Your output must be the lines below from the line containing "Recreate this image" to the line containing "import matplotlib.pyplot as plt", both lines included, reproduced exactly and without pictures.
═════ AVAILABLE RECORDS
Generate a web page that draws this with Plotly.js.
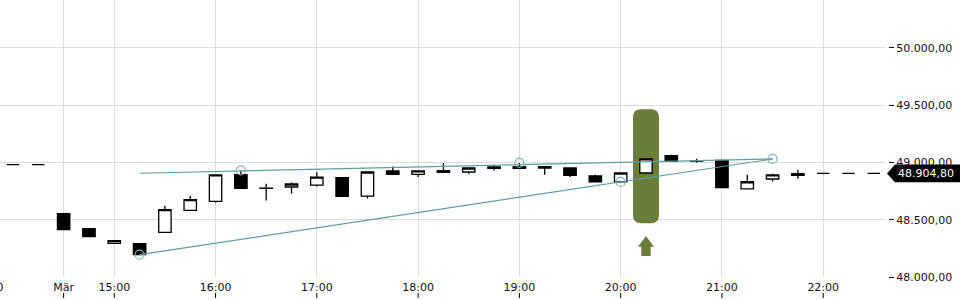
<!DOCTYPE html>
<html><head><meta charset="utf-8">
<script src="https://cdn.plot.ly/plotly-3.0.1.min.js"></script>
<style>
html,body{margin:0;padding:0;overflow:hidden;background:#fff;width:960px;height:300px}
#chart{position:absolute;left:-40px;top:0;width:1000px;height:300px}
</style>
</head><body><div id="chart"></div>
<script>
// candle slots (15-minute bars), slot 2 = first bar of the new day
const slots = [0,1,2,3,4,5,6,7,8,9,10,11,12,13,14,15,16,17,18,19,20,21,22,23,24,25,26,27,28,29,30,31,32,33,34];
const openV  = [48981,48981,48553,48422,48293,48291,48390,48582,48660,48893,48775,48786,48803,48867,48707,48926,48896,48928,48917,48961,48963,48963,48952,48882,48830,48908,49059,49013,49018,48769,48856,48902,48904.8,48904.8,48904.8];
const highV  = [48981,48981,48553,48422,48317,48291,48623,48710,48891,48931,48815,48826,48914,48867,48917,48966,48926,48996,48952,48981,48996,48963,48952,48893,48908,49031,49068,49033,49024,48893,48902,48937,48904.8,48904.8,48904.8];
const lowV   = [48981,48981,48413,48352,48293,48195,48390,48582,48651,48774,48669,48730,48791,48704,48686,48891,48873,48914,48900,48931,48948,48893,48873,48830,48830,48908,49010,48998,48780,48769,48835,48859,48904.8,48904.8,48904.8];
const closeV = [48981,48981,48413,48352,48317,48195,48588,48675,48891,48774,48774,48812,48873,48704,48917,48896,48926,48914,48952,48948,48948,48952,48887,48830,48908,49031,49010,49012,48780,48832,48891,48887,48904.8,48904.8,48904.8];

// x-axis tick labels
const tickSlots  = [-1, 2, 4, 8, 12, 16, 20, 24, 28, 32];
const tickLabels = ['22:00','Mär','15:00','16:00','17:00','18:00','19:00','20:00','21:00','22:00'];

// y-axis ticks
const priceTicks = [48000, 48500, 49000, 49500, 50000];

// trend lines
const upperLineX = [5, 30];
const upperLineY = [48906, 49031];
const lowerLineX = [5, 30];
const lowerLineY = [48195, 49031];
// anchor points (open circles)
const pivotX = [5, 9, 20, 24, 30];
const pivotY = [48195, 48931, 48996, 48830, 49031];

// signal
const signalSlot = 25;
const signalLevel = 48967;
const lastPrice = 48904.8;

function deFmt(v){
  const s = v.toFixed(2); const p = s.split('.');
  return p[0].replace(/\B(?=(\d{3})+(?!\d))/g,'.') + ',' + p[1];
}

const FONT = 'DejaVu Sans, sans-serif';
const teal = '#5f9ea0';
const olive = '#6a7d3a';

const traces = [
  {type:'scatter', mode:'lines', x:upperLineX, y:upperLineY, line:{color:teal, width:1.2}, hoverinfo:'skip'},
  {type:'scatter', mode:'lines', x:lowerLineX, y:lowerLineY, line:{color:teal, width:1.2}, hoverinfo:'skip'},
  {type:'scatter', mode:'markers', x:pivotX, y:pivotY,
   marker:{symbol:'circle-open', size:9, color:'#7fb2b4', line:{width:1.2, color:'#7fb2b4'}}, hoverinfo:'skip'},
  {type:'candlestick', x:slots, open:openV, high:highV, low:lowV, close:closeV,
   increasing:{line:{color:'#000', width:1.3}, fillcolor:'#fff'},
   decreasing:{line:{color:'#000', width:1.3}, fillcolor:'#000'},
   whiskerwidth:0, hoverinfo:'skip'}
];

const shapes = [];
// signal highlight (rounded bar)
shapes.push({type:'path', layer:'between', xref:'x', yref:'y', xsizemode:'pixel', ysizemode:'pixel',
  xanchor:signalSlot, yanchor:signalLevel,
  path:'M -13,-49 L -13,49 Q -13,57 -5,57 L 5,57 Q 13,57 13,49 L 13,-49 Q 13,-57 5,-57 L -5,-57 Q -13,-57 -13,-49 Z',
  fillcolor:olive, line:{width:0}});
// signal arrow
shapes.push({type:'path', layer:'above', xref:'x', yref:'y', xsizemode:'pixel', ysizemode:'pixel',
  xanchor:signalSlot, yanchor:signalLevel,
  path:'M 0,-69.7 L 8,-80.4 L 4.7,-80.4 L 4.7,-89.7 L -4.7,-89.7 L -4.7,-80.4 L -8,-80.4 Z',
  fillcolor:olive, line:{width:0}});
// price tag
shapes.push({type:'path', layer:'above', xref:'paper', yref:'y', xsizemode:'pixel', ysizemode:'pixel',
  xanchor:1, yanchor:lastPrice,
  path:'M -1,0 L 7,8.8 L 95,8.8 L 95,-8.8 L 7,-8.8 Z', fillcolor:'#000', line:{width:0}});
// x tick marks below labels
tickSlots.forEach(t => shapes.push({type:'line', layer:'above', xref:'x', yref:'paper', ysizemode:'pixel',
  yanchor:0, x0:t, x1:t, y0:-16, y1:-21, line:{color:'#000', width:1}}));

const layout = {
  width:1000, height:300,
  margin:{l:0, r:72, t:0, b:23, pad:0},
  paper_bgcolor:'#fff', plot_bgcolor:'#fff',
  showlegend:false, hovermode:false, dragmode:false,
  separators:',.',
  font:{family:FONT, size:11, color:'#111'},
  xaxis:{domain:[0, 925/928], range:[-2.093, 34.44], tickmode:'array', tickvals:tickSlots, ticktext:tickLabels,
    showgrid:true, gridcolor:'#dcdcdc', gridwidth:1, zeroline:false, showline:false, ticks:'',
    ticklabelstandoff:2,
    rangeslider:{visible:false}, tickfont:{family:FONT, size:11, color:'#111'}, fixedrange:true},
  yaxis:{side:'right', anchor:'free', position:1, range:[48000, 50419], tickmode:'array', tickvals:priceTicks,
    tickformat:',.2f', ticks:'outside', ticklen:5, tickwidth:1, tickcolor:'#111',
    showgrid:true, gridcolor:'#dcdcdc', gridwidth:1, zeroline:false, showline:false,
    tickfont:{family:FONT, size:11, color:'#111'}, fixedrange:true},
  shapes:shapes,
  annotations:[{xref:'paper', yref:'y', x:1, y:lastPrice, xanchor:'left', yanchor:'middle', xshift:8,
    text:deFmt(lastPrice), showarrow:false, font:{family:FONT, size:11, color:'#fff'}}]
};

Plotly.newPlot('chart', traces, layout, {displayModeBar:false, staticPlot:true});
</script>
</body></html>
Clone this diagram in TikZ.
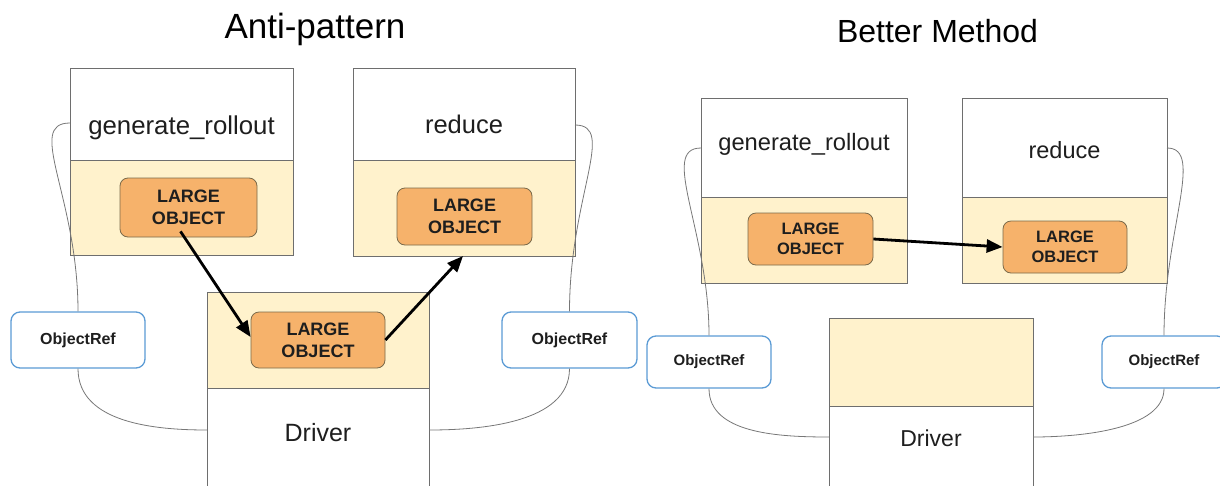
\documentclass[tikz,border=0pt]{standalone}
\usepackage{fontspec}
\setmainfont{Liberation Sans}
\usetikzlibrary{arrows.meta,calc}
\definecolor{paleyellow}{HTML}{FFF2CC}
\definecolor{objorange}{HTML}{F6B26B}
\definecolor{objedge}{HTML}{7A6A4A}
\definecolor{boxedge}{HTML}{6E6E6E}
\definecolor{refblue}{HTML}{5B9BD5}
\definecolor{wire}{HTML}{777777}
\definecolor{ink}{HTML}{1E1E1E}

\begin{document}
\begin{tikzpicture}[x=1pt,y=-1pt,
  part/.style={draw=boxedge, line width=0.9pt, inner sep=0pt, outer sep=0pt},
  headpart/.style={part, fill=white},
  bodypart/.style={part, fill=paleyellow},
  largeobj/.style n args={2}{draw=objedge, fill=objorange, line width=0.8pt, rounded corners=8pt,
    inner sep=0pt, align=center, text=ink, font=\bfseries\fontsize{#1}{#2}\selectfont},
  objref/.style={draw=refblue, fill=white, line width=1.3pt, rounded corners=9pt,
    inner sep=0pt, text=ink, font=\bfseries\fontsize{#1}{#1}\selectfont},
  boxlabel/.style={inner sep=0pt, anchor=base, text=ink, font=\fontsize{#1}{#1}\selectfont},
  title/.style={inner sep=0pt, anchor=base, text=black, font=\fontsize{#1}{#1}\selectfont},
  wirecurve/.style={draw=wire, line width=0.8pt},
  bigarrow/.style={draw=black, line width=2.8pt, -{Triangle[length=16pt,width=13pt]}}
]
\useasboundingbox (0,0) rectangle (1220,485);
\clip (0,0) rectangle (1220,485);

% ---------------- Anti-pattern ----------------
\node[title=35] (titleA) at (315,38) {Anti-pattern};

% generate_rollout worker
\node[headpart, minimum width=223pt, minimum height=92pt] (genAhead) at (181.5,114) {};
\node[bodypart, minimum width=223pt, minimum height=95pt] (genAbody) at (181.5,207.5) {};
\node[boxlabel=25.8] (genAtext) at (181.5,134) {generate\_rollout};
\node[largeobj={18}{22}, minimum width=137pt, minimum height=59pt] (loA) at (188.5,207.5) {LARGE\\OBJECT};

% reduce worker
\node[headpart, minimum width=222pt, minimum height=92pt] (redAhead) at (464,114) {};
\node[bodypart, minimum width=222pt, minimum height=96pt] (redAbody) at (464,208) {};
\node[boxlabel=25.5] (redAtext) at (464,133) {reduce};
\node[largeobj={18}{22}, minimum width=135pt, minimum height=57pt] (loB) at (464.5,216.5) {LARGE\\OBJECT};

% driver
\node[bodypart, minimum width=222pt, minimum height=96pt] (drvAbody) at (318,340) {};
\node[headpart, minimum width=222pt, minimum height=112pt] (drvAhead) at (318,444) {};
\node[boxlabel=25] (drvAtext) at (318,441) {Driver};
\node[largeobj={18}{22}, minimum width=134pt, minimum height=56pt] (loC) at (318,340) {LARGE\\OBJECT};

% object references
\node[objref=16, minimum width=134pt, minimum height=56pt] (refA) at (78,340) {ObjectRef};
\node[objref=16, minimum width=135pt, minimum height=56pt] (refB) at (569.5,340) {ObjectRef};

\draw[wirecurve] ($(genAhead.west)+(0,9)$) .. controls +(-45,0) and +(0,-115) .. (refA.north);
\draw[wirecurve] (refA.south) .. controls +(0,55) and +(-50,0) .. ($(drvAhead.west)+(0,-14)$);
\draw[wirecurve] ($(redAhead.east)+(0,11)$) .. controls +(42,0) and +(0,-115) .. (refB.north);
\draw[wirecurve] (refB.south) .. controls +(0,55) and +(50,0) .. ($(drvAhead.east)+(0,-14)$);

\draw[bigarrow] ($(loA.south)+(-8,-6)$) -- ($(loC.west)+(0,-3)$);
\draw[bigarrow] (loC.east) -- ($(redAbody.south)+(-1,0)$);

% ---------------- Better Method ----------------
\node[title=32] (titleB) at (937.5,42) {Better Method};

% generate_rollout worker
\node[headpart, minimum width=206pt, minimum height=99pt] (genBhead) at (804,147.5) {};
\node[bodypart, minimum width=206pt, minimum height=86pt] (genBbody) at (804,240) {};
\node[boxlabel=23.7] (genBtext) at (804,150) {generate\_rollout};
\node[largeobj={16.5}{20}, minimum width=125pt, minimum height=52pt] (loD) at (810.5,239) {LARGE\\OBJECT};

% reduce worker
\node[headpart, minimum width=205pt, minimum height=99pt] (redBhead) at (1064.5,147.5) {};
\node[bodypart, minimum width=205pt, minimum height=86pt] (redBbody) at (1064.5,240) {};
\node[boxlabel=23.5] (redBtext) at (1064.5,158) {reduce};
\node[largeobj={16.5}{20}, minimum width=124pt, minimum height=52pt] (loE) at (1065,247) {LARGE\\OBJECT};

% driver
\node[bodypart, minimum width=204pt, minimum height=88pt] (drvBbody) at (931,362) {};
\node[headpart, minimum width=204pt, minimum height=94pt] (drvBhead) at (931,453) {};
\node[boxlabel=23] (drvBtext) at (931,446) {Driver};

% object references
\node[objref=15, minimum width=124pt, minimum height=52pt] (refC) at (709,362) {ObjectRef};
\node[objref=15, minimum width=124pt, minimum height=52pt] (refD) at (1164,362) {ObjectRef};

\draw[wirecurve] ($(genBhead.west)+(0,0.5)$) .. controls +(-42,0) and +(0,-105) .. (refC.north);
\draw[wirecurve] (refC.south) .. controls +(0,45) and +(-50,0) .. ($(drvBhead.west)+(0,-16)$);
\draw[wirecurve] ($(redBhead.east)+(0,0.5)$) .. controls +(38,0) and +(0,-105) .. (refD.north);
\draw[wirecurve] (refD.south) .. controls +(0,40) and +(50,0) .. ($(drvBhead.east)+(0,-16)$);

\draw[bigarrow] (loD.east) -- (loE.west);
\end{tikzpicture}
\end{document}
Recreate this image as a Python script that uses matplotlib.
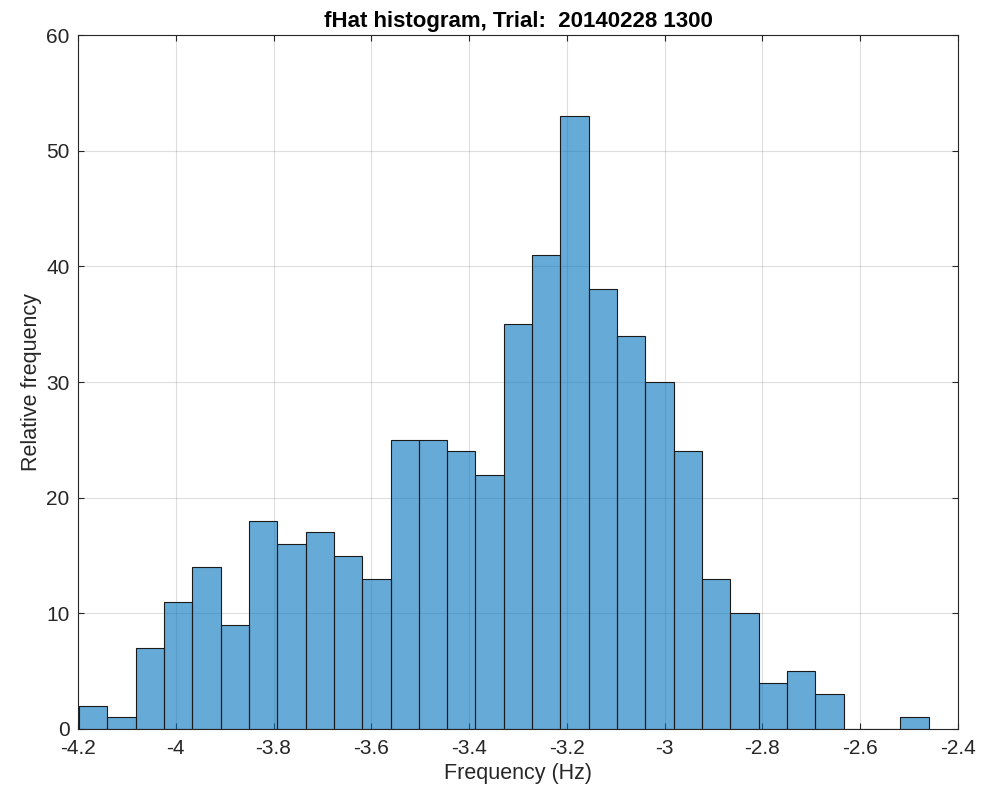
import numpy as np
import matplotlib
matplotlib.use('Agg')
import matplotlib.pyplot as plt

# histogram of fHat, counts per bin
bin_lo = -4.198
bin_hi = -2.460
counts = [2, 1, 7, 11, 14, 9, 18, 16, 17, 15, 13, 25, 25, 24, 22,
          35, 41, 53, 38, 34, 30, 24, 13, 10, 4, 5, 3, 0, 0, 1]
xticks = [-4.2, -4, -3.8, -3.6, -3.4, -3.2, -3, -2.8, -2.6, -2.4]
xticklabels = ['-4.2', '-4', '-3.8', '-3.6', '-3.4', '-3.2', '-3', '-2.8', '-2.6', '-2.4']
yticks = [0, 10, 20, 30, 40, 50, 60]

plt.rcParams['font.family'] = ['Liberation Sans', 'DejaVu Sans']
dark = (0.15, 0.15, 0.15)

edges = np.linspace(bin_lo, bin_hi, len(counts) + 1)

fig = plt.figure(figsize=(9.87, 7.87), dpi=100)
ax = fig.add_axes([0.079, 0.0737, 0.8916, 0.8818])
ax.set_axisbelow(True)
ax.grid(True, color=(0.15, 0.15, 0.15), alpha=0.15, linewidth=0.8)
ax.bar(edges[:-1], counts, width=np.diff(edges), align='edge',
       facecolor='#0072BD', alpha=0.6, edgecolor='none')
ax.bar(edges[:-1], counts, width=np.diff(edges), align='edge',
       facecolor='none', edgecolor='#1a1a1a', linewidth=0.8)

ax.set_xlim(-4.2, -2.4)
ax.set_ylim(0, 60)
ax.set_xticks(xticks)
ax.set_xticklabels(xticklabels)
ax.set_yticks(yticks)
ax.tick_params(direction='in', top=True, right=True, length=4, width=0.8,
               colors=dark, labelsize=15)
ax.tick_params(axis='x', pad=7)
ax.tick_params(axis='y', pad=6)
for s in ax.spines.values():
    s.set_color(dark)
    s.set_linewidth(0.8)

ax.set_xlabel('Frequency (Hz)', fontsize=15.5, color=dark, labelpad=4)
ax.set_ylabel('Relative frequency', fontsize=15.5, color=dark, labelpad=3)
ax.set_title('fHat histogram, Trial:  20140228 1300', fontsize=16,
             fontweight='bold', color='black', pad=6)

fig.savefig('out.png', dpi=100)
══════════
ANSWER IN FULL:
Recreate this image as a Python script that uses matplotlib.
import numpy as np
import matplotlib
matplotlib.use('Agg')
import matplotlib.pyplot as plt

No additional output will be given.